Copenhagen, 24 November 1997(RFE/RL) -- The Bosnian war was between Serbs, Croats and Muslims but the conflict also affected relations between America and Europe, says the former international mediator in the Balkans Carl Bildt in a book just published in Sweden.

Bildt is a former Sweden's Prime Minister who served for several years as a special representative of the international community appointed by the so-called "contact group" (Britain, France, Germany, U. S. and Russia) in the Balkans. After his term of duty expired, Bildt assumed leadership of the Swedish right-of-center 'Moderaternas' Party.

There were no saints in that war, writes Bildt. The war was as much the result of force demonstrated by the opposed parties in Bosnia as it was a clash between leading personalities in the respective sides. Bildt writes that intrigue and divers, often unrelated, interests provided the impetus for the many failed attempts to bring a diplomatic end to the conflict.

Europe contributed much more than the USA to the alleviation of the humanitarian disaster in Bosnia, Bildt says. But he also says that it was Washington that put its foot down to stop the war. France and Britain wanted to achieve that goal, but were unable to do so without America's help.

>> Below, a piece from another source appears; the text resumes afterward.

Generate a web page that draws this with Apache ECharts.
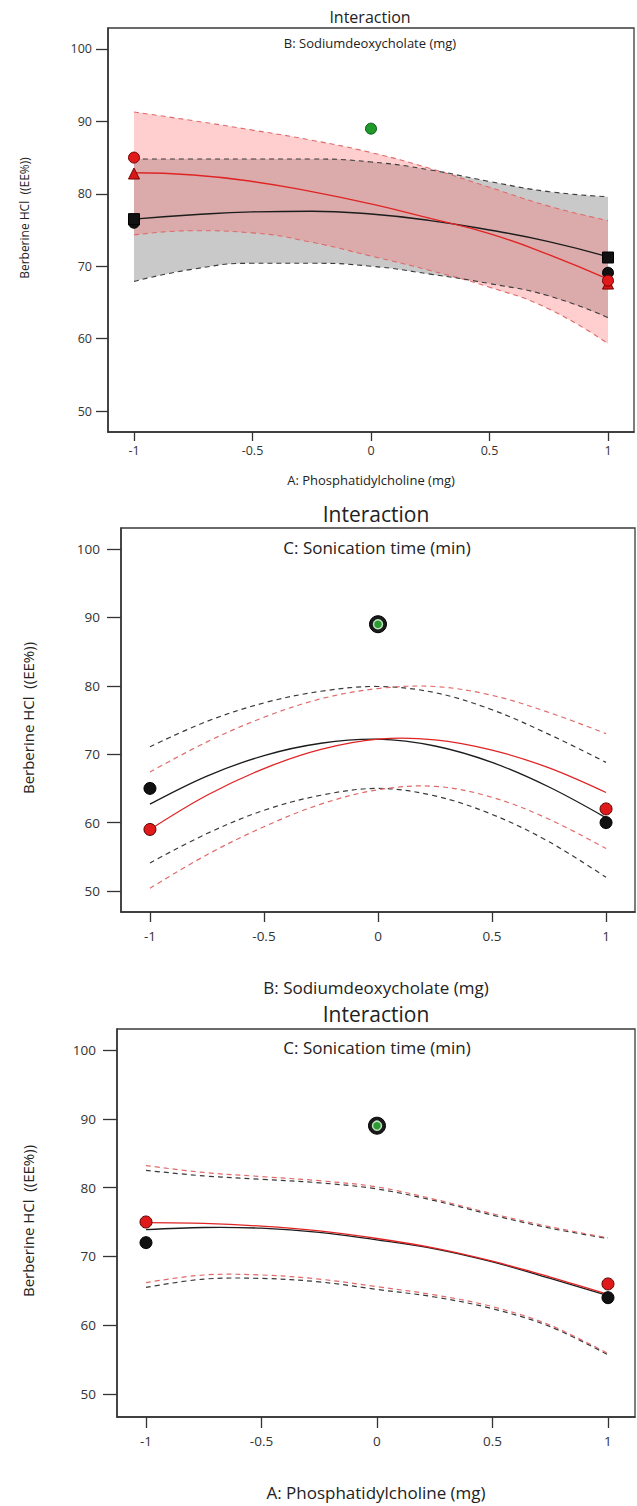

The UN Security Council made a series of rush and unenforceable decisions such as the establishment of the so-called security zones around certain areas in Bosnia, Bildt says; no one respected these zones. Srebrenica, for example, became a symbol of the inability of the international peacekeeping forces to act against the aggressive Bosnian Serbs.

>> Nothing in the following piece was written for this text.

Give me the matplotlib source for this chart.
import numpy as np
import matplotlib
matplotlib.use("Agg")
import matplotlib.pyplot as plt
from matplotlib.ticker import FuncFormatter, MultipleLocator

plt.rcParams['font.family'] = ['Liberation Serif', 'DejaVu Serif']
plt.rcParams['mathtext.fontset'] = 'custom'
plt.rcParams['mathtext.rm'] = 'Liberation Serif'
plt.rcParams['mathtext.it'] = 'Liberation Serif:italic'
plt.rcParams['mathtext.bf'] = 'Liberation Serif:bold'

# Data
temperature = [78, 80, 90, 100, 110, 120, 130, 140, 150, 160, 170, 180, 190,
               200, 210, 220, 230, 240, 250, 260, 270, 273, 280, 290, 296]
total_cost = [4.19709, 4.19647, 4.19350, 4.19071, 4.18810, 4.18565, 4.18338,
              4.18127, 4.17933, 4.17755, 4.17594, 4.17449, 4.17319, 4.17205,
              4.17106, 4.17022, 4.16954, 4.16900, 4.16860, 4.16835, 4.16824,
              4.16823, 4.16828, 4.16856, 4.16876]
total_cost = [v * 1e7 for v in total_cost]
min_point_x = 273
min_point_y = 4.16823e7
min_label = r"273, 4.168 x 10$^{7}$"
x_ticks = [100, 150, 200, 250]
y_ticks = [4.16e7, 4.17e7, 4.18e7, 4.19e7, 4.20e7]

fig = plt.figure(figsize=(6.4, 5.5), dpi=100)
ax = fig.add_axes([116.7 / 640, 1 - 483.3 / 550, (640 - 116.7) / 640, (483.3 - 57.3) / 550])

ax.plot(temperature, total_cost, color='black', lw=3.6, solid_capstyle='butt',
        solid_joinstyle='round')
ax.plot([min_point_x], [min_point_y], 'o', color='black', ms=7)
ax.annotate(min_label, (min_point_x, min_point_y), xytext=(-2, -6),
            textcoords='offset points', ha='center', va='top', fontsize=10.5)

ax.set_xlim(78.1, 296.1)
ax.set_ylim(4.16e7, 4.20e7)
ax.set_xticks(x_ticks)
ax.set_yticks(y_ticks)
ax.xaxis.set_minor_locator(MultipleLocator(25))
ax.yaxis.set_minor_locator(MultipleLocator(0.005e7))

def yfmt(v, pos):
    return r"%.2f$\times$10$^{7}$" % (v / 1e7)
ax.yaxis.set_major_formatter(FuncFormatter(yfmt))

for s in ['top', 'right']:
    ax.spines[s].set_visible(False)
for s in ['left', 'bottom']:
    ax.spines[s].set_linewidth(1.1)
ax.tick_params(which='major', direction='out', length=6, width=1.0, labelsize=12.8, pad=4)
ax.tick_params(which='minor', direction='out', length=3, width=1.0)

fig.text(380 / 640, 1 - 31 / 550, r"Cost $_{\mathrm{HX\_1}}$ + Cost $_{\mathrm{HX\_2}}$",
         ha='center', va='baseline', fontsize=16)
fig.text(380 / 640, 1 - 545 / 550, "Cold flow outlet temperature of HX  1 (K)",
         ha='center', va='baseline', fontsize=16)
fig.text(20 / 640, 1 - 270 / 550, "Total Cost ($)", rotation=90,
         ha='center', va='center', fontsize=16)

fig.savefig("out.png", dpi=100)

Bildt recollects some interesting and at times amusing details. In September 1995, at a time of NATO bombardments of Bosnian Serb positions, the foreign ministers of Bosnia, Croatia and the rump Yugoslavia are meeting in Geneva. Substantial effort and time were put into deciding whether Nikola Koljevic, at the time vice-president of the Bosnian Serbs, should be allowed to take the floor. Koljevic finally gets to speak just to say that he was not authorized to say anything. This, according to Bildt, gives Muslim Bosnian Foreign Minister Muhamed Sacirbey the chance to say in that Koljevic spoke at the meeting. All other participants agreed that he did not say anything...

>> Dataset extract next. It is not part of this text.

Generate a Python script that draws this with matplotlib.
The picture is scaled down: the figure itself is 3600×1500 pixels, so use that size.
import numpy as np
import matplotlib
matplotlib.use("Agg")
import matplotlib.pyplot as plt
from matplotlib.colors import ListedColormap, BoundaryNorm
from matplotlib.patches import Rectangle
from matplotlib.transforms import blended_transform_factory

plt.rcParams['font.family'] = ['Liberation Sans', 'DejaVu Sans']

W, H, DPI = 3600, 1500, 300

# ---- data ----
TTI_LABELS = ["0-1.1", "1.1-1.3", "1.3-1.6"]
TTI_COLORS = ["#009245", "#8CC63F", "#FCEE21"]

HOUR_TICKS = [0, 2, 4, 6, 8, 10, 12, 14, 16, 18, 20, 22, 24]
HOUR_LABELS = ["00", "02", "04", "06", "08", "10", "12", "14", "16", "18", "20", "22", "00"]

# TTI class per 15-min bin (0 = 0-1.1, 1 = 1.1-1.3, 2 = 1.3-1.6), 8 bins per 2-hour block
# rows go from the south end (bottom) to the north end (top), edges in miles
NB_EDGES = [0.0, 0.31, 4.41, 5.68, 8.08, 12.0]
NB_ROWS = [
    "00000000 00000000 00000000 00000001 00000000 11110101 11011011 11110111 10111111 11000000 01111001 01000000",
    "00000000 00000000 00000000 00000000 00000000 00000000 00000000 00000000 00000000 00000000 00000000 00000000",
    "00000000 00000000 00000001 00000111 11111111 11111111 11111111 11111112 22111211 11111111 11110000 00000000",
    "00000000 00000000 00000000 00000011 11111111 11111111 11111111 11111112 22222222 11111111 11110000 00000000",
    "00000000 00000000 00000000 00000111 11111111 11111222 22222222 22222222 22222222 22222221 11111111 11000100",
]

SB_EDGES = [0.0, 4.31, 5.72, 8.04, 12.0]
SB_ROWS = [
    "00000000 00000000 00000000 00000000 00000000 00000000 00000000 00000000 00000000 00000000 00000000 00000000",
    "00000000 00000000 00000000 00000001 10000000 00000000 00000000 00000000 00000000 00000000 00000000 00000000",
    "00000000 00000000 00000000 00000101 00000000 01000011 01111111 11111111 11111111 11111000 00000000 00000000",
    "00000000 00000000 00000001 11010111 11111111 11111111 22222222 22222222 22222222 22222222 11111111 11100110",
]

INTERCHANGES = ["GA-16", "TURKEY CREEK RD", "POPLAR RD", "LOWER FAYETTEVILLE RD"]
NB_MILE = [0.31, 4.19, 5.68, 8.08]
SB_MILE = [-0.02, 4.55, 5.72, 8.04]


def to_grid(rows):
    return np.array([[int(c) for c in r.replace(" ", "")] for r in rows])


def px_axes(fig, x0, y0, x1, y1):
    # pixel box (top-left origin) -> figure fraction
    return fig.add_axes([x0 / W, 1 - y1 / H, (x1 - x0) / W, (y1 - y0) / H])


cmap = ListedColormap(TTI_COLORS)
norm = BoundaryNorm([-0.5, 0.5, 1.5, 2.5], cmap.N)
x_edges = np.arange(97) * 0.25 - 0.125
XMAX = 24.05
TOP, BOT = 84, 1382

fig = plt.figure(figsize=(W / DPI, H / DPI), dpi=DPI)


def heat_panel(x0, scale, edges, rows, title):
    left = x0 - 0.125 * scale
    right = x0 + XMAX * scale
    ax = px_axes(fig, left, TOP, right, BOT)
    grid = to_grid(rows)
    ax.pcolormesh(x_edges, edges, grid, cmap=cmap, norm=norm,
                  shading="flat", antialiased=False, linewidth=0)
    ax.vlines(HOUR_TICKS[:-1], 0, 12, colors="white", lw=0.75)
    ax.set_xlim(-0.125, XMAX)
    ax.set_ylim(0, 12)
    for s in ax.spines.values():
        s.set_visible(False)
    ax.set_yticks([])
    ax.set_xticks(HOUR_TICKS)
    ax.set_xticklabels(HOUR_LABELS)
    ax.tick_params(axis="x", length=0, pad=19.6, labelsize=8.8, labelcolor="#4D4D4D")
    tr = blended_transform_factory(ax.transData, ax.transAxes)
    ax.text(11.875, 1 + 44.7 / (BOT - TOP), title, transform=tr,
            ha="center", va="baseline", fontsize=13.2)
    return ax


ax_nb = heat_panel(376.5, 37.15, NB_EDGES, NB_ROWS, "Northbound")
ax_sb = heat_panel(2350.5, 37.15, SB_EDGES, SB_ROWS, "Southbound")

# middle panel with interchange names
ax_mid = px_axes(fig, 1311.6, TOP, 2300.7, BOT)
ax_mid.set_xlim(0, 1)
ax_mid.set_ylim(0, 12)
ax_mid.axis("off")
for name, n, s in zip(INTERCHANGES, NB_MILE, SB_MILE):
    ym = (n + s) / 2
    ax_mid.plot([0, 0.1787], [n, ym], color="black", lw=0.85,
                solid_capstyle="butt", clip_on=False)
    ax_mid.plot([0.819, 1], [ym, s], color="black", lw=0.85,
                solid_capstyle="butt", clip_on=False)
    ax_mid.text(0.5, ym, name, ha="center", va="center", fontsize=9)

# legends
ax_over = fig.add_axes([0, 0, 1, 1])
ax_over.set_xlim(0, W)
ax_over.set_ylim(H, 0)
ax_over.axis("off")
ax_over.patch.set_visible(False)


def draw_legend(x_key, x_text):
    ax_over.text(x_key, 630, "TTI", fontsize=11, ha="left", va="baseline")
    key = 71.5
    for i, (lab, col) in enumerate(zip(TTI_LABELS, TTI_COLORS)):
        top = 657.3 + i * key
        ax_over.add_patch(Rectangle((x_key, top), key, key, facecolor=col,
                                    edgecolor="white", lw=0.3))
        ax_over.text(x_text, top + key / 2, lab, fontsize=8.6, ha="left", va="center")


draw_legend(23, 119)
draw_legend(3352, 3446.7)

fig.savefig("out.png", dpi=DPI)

During the hectic preparations for the Dayton summit, where peace agreement was eventually brokered, Richard Holbrooke, former Russian Deputy Prime Minister Igor Ivanov and Bildt himself were preparing to fly from Belgrade to Sarajevo. There was a French plane waiting to take off, but Holbrooke refused to embark. The others decide to stay with him, out of courtesy. Holbrooke waited for an U. S. aircraft to arrive. Holbrooke, according to Bildt, could not accept traveling in a plane that doesn't have USAF painted on it.

Bildt acknowledges that had it not been for the intervention of the United States, Bosnia would have by now been erased from the maps. But he adds the Americans often made decisions that had little to do with Bosnian reality. Many Washington's decisions were dictated by domestic political considerations.

Bildt concludes that Europe must find a focus for themselves in the aftermath of the Balkan wars. "The U. S. will continue to be a superpower with global interests and ambitions. Russia is still a considerable force. The Europeans may therefore risk that unless they strengthen themselves, decisions about their future may be made in Washington, possibly after consultations with Moscow," Bildt says.

Bildt has recently been involved in campaigns in favor of strengthening European institutions, including the Amsterdam Treaty. His critics in Scandinavia say that his book about the Balkans may be designed to suit his purely domestic agenda.